Salutatorian Vincent Moeykens seemed to bear that out when he took time out from his speech to not only thank his family, but the community at large for coming out to school events and supporting the students, even when they didn’t have students in the school.

“They treated us like family,” he said. “Because we are. We’re a Windsor family.”

Valedictorian Emily McMullen, daughter of Windsor School Board Chairwoman Amy McMullen, used her time to share a sort of apology with her classmates.

She shared with them that in middle school, she became shy and ultimately withdrew from people. She explained that social situations were hard for her and she regretted not making more friends while she was in school. She said she wished her speech culminated in a story where she overcame all of her foibles to emerge the swan of her own story.

“But rarely are things so clear-cut,” she said. “There have been triumphs such as actually saying something witty and making people laugh and there have been failures such as overthinking a remark for so long that the conversation has ended. But that’s pretty standard for life in general. Sometimes things don’t go well. And when they don’t, you peel yourself off the floor, throw away any guilt or regret, and you move on.”

She said she lived in the past while looking toward the future all the while realizing the present was passing her by. She said the result was she didn’t have the typical high school experience. She wasn’t into sports nor was the center of attention.

“I didn’t have a connection with the vast majority of my class and for that, I am sorry,” she said. “But I read some pretty fantastic books, I spent hours upon hours dancing, and in my opinion I managed to be in two of the best plays Windsor has ever put on.

“My high school career wasn’t the stereotypical idea. But for me, there aren’t a lot of things I would change. And as I’ve opened myself up more and started to talk to people. … I’ve learned that no one has the stereotypical ideal high school career. There is always something going on beneath the surface. And that’s what makes us all unique.”

Melanie Plenda can be reached at plendame@gmail.com.

Windsor High School Class of 2018

Andrew Adams, Northern Vermont University (Johnson); Kyle Bacon, Community College of Vermont; Seth Balch of Hartland, Keene State College; Devon Beland; Lucia Blanchard, University of Vermont; Hunter Buchanan, Army; Elijah Collier, Boston University; Delaney Connolly, gap year; Jacob Curtis, University of Vermont; Patrick Dickinson, work; Bri Diggs, Castleton University; Nicholas Doiron, undecided; Alexa Efstathiou, Becker College; Hannah Fowler; Nashville State Community College; Duncan Frazer, work; Rand Frazer, Community College of Vermont; Andrew Gregory, Air Force; Tate Hurd, Northern Vermont University; Keanan Kelley, Currey College; Jayson Lyon, Central Maine Community College; Olga Malikowski, work; Tatyana Malikowski, work; Emily McMullen, Sarah Lawrence College; Benjamin Meagher, Wentworth Institute of Technology; Benjamin Millard, work; Vincent Moeykens, University of Vermont.

Lysle Nelson, Liberty University; Dakota Page, St.
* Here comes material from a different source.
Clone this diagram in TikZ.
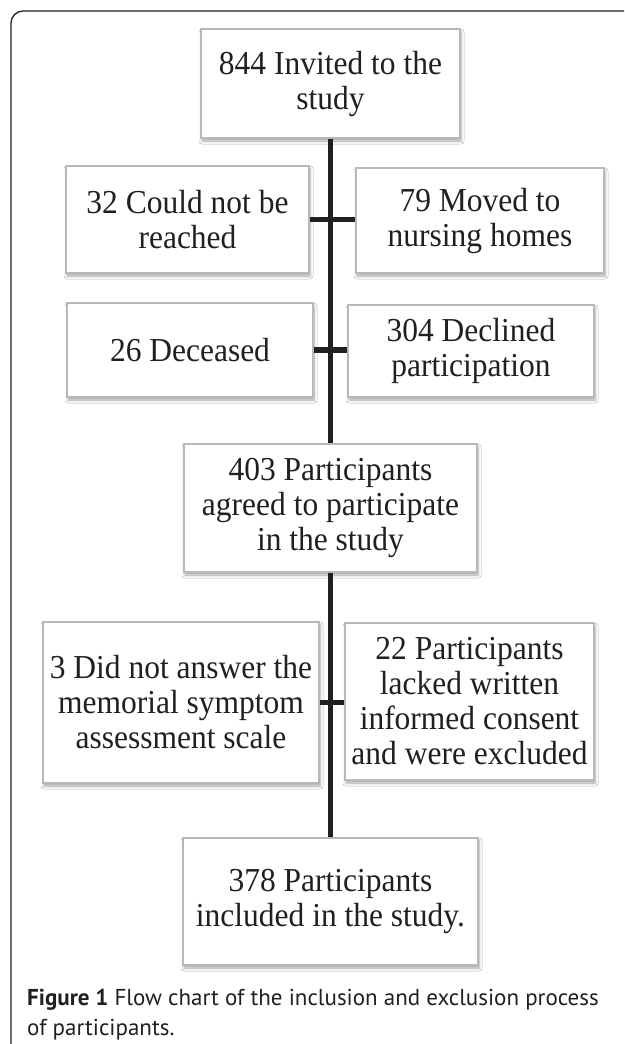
\documentclass[tikz,border=0pt]{standalone}
\usepackage{fontspec}
\setmainfont{Liberation Serif}
\newfontfamily\boxfont[FakeStretch=0.94]{Liberation Serif}
\newfontfamily\capfont{PT Sans}
\usetikzlibrary{shadows.blur}
\definecolor{ink}{HTML}{231F20}
\definecolor{boxline}{HTML}{B8B8B8}
\begin{document}
\begin{tikzpicture}[x=1pt,y=-1pt,
  flowbox/.style={draw=boxline, line width=1.2pt, fill=white, inner sep=0pt,
    align=center, font=\boxfont\fontsize{33.5}{35}\selectfont, text=ink,
    blur shadow={shadow xshift=1pt, shadow yshift=-3pt, shadow blur steps=5,
      shadow opacity=35, shadow blur radius=3pt}},
  link/.style={draw=ink, line width=5.5pt},
  frame/.style={draw=ink, line width=1.3pt, rounded corners=12pt}]
\useasboundingbox (0,0) rectangle (624,1044);
\fill[white] (0,0) rectangle (624,1044);
\draw[frame] (11,1044) -- (11,11) -- (624,11);

\node[flowbox, minimum width=259pt, minimum height=109pt] (b1) at (330.5,83.5) {844 Invited to the\\study};
\node[flowbox, minimum width=243pt, minimum height=107pt] (b32) at (187.5,219.5) {32 Could not be\\reached};
\node[flowbox, minimum width=248pt, minimum height=105pt] (b79) at (480,220.5) {79 Moved to\\nursing homes};
\node[flowbox, minimum width=246pt, minimum height=94pt] (b26) at (190,350) {26 Deceased};
\node[flowbox, minimum width=246pt, minimum height=92pt] (b304) at (471,351) {304 Declined\\participation};
\node[flowbox, minimum width=293pt, minimum height=128pt] (b403) at (330.5,508) {403 Participants\\agreed to participate\\in the study};
\node[flowbox, minimum width=276pt, minimum height=161pt] (b3) at (181,702.5) {3 Did not answer the\\memorial symptom\\assessment scale};
\node[flowbox, minimum width=249pt, minimum height=157pt] (b22) at (469.5,701.5) {22 Participants\\lacked written\\informed consent\\and were excluded};
\node[flowbox, minimum width=295pt, minimum height=127pt] (b378) at (330.5,901.5) {378 Participants\\included in the study.};

\draw[link] (b1.south) -- (b403.north);
\draw[link] (b403.south) -- (b378.north);
\draw[link] (b32.east) -- (b32.east -| b79.west);
\draw[link] (b26.east) -- (b26.east -| b304.west);
\draw[link] (b3.east) -- (b3.east -| b22.west);

\node[anchor=north west, inner sep=0pt, align=left, text=ink,
  font=\capfont\fontsize{23}{30}\selectfont] (cap) at (27,989)
  {\textbf{Figure 1} Flow chart of the inclusion and exclusion process\\of participants.};
\end{tikzpicture}
\end{document}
Michael’s College; Ethan Rhoad, University of Maine; Andrew Scott, Vermont Technical College; Izaiah Smith, gap year; Ian Snyder, gap year; Kaleb Spaulding, American Musical and Dramatic Academy; Adam Stapleton, Keene State College; Dylan Stillson, Morrisville (N.Y.) State College; Rylea Tetreault, University of New England; Jacob Tucker, Keene State College; Trevor Worrall, work; Terrence Ziccardi, University of New England.